The Gift of Here and Now

One of the great gifts of any holiday season is time. In an age of hurried living and distraction, what I am most looking forward to over the holidays is just time. Time to connect over shared meals. Time to tell stories of holidays past. Time to journal in bed. Time to read the illustrated Goblet of Fire. Time to find Waldo. Time to play Settlers of Catan. Time to laugh over Madlibs. Time to take notice of the world, people, (and pets) around me.

Usually, I fill the holiday season with to-do lists. I then expeditiously cross things off my list to feel as though the time was well spent. Instead, this year, I’m making an effort to find joy in the here and now. I’m giving myself permission to not always know what to do with my time.

We know that boredom is often the catalyst for creativity. It’s why we have so many creativity bursts in the shower when we are free from any particular focus. This holiday season, free yourself (and your students and children) from deadlines and to-dos.

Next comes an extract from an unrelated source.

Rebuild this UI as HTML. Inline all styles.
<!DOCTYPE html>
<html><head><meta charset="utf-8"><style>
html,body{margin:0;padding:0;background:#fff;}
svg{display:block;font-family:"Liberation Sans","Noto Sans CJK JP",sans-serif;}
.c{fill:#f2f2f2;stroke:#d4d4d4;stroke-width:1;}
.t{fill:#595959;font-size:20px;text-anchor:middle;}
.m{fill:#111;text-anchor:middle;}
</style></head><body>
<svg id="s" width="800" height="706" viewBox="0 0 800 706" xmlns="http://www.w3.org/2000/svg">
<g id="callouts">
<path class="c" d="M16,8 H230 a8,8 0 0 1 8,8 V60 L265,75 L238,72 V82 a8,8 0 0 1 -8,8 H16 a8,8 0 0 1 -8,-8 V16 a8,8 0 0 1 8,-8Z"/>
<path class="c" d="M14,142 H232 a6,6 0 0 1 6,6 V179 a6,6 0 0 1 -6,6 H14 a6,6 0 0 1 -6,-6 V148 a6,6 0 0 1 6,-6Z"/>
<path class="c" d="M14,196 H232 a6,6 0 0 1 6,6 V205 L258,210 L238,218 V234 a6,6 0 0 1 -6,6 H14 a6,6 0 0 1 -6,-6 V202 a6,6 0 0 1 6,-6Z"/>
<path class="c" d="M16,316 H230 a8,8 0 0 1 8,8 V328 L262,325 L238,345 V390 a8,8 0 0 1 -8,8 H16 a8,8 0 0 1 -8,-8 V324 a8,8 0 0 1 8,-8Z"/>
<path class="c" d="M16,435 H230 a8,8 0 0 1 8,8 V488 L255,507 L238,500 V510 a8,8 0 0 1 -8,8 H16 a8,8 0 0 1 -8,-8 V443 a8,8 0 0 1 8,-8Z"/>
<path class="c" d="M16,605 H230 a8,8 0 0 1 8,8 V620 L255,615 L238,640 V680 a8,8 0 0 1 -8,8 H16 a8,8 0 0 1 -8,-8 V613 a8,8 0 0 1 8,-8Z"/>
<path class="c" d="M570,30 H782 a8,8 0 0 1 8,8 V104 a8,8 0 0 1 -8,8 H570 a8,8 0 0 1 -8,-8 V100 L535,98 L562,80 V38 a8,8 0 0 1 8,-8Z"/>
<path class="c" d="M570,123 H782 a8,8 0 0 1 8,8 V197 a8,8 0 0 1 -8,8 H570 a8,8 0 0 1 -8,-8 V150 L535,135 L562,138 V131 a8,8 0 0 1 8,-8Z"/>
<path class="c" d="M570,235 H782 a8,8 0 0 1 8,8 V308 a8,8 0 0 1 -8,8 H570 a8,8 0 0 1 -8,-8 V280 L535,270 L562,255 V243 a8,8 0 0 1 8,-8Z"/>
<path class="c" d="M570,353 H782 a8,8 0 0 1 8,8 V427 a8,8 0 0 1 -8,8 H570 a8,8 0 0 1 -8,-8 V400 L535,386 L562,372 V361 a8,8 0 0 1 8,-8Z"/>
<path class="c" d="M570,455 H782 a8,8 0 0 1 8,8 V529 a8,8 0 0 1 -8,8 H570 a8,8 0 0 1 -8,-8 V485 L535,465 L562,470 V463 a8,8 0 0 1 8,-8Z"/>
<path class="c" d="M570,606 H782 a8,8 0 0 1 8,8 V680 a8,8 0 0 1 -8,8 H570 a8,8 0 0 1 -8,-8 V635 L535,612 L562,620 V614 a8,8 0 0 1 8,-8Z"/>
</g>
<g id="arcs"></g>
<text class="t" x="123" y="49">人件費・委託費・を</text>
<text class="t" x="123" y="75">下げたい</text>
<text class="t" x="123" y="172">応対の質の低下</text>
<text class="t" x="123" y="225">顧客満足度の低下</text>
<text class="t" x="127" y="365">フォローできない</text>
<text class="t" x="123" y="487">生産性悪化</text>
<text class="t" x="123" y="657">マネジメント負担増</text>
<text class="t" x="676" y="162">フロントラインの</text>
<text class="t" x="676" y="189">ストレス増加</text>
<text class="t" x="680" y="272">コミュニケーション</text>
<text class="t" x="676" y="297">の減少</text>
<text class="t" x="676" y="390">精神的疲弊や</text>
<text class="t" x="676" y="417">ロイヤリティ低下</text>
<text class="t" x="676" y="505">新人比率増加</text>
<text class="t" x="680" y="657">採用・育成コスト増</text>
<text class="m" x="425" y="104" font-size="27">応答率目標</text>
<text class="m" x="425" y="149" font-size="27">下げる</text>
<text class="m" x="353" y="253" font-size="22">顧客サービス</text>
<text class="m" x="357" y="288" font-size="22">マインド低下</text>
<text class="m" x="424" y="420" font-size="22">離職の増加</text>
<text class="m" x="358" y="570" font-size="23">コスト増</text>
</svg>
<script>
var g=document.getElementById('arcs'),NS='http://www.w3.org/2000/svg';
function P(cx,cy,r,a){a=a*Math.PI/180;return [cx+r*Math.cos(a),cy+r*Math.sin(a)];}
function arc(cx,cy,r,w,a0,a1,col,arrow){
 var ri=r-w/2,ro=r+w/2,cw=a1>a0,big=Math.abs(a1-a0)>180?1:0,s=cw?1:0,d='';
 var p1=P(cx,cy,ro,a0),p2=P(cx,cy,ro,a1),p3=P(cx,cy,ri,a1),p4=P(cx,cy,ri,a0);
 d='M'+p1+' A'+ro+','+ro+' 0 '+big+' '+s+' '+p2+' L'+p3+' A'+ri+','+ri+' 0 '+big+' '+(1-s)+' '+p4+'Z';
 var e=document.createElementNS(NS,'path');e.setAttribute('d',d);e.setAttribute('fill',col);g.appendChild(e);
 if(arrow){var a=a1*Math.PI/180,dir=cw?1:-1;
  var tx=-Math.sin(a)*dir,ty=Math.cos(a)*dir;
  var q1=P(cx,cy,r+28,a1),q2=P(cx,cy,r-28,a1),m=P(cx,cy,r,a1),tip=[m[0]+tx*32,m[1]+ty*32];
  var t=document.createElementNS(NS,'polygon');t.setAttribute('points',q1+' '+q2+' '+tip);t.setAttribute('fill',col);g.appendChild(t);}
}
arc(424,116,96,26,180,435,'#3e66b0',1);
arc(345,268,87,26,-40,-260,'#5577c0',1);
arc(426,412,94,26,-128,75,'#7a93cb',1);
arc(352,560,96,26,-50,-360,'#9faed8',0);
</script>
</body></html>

Here are some simple questions you can ask yourself to prioritize the here and now this holiday season:

Connection: Who will you connect with and how will you let them know they are important to you?

Choice: What seemingly ordinary part of your day will you choose to slow down and take notice of this holiday season?

Challenge: What new things might you try because you want to not because you have to?

Play: What will play look like for you?

Story: What is the story of the holidays you want to look back on? What stories will you tell? What stories will you read? What stories might you create?

Discovery: How can you remind yourself to take notice of things that give you a feeling of awe?

Movement: How will you intentionally move to be more wide-awake to the here and now?

If you are looking for a little extra inspiration, I recommend reading aloud the picture book Here and Now by Julia Denos with someone you love. Or, better yet, have someone you love read it to you. It is a picture book meditation on how to live life more fully present. After all, time is the one resource we can never replace.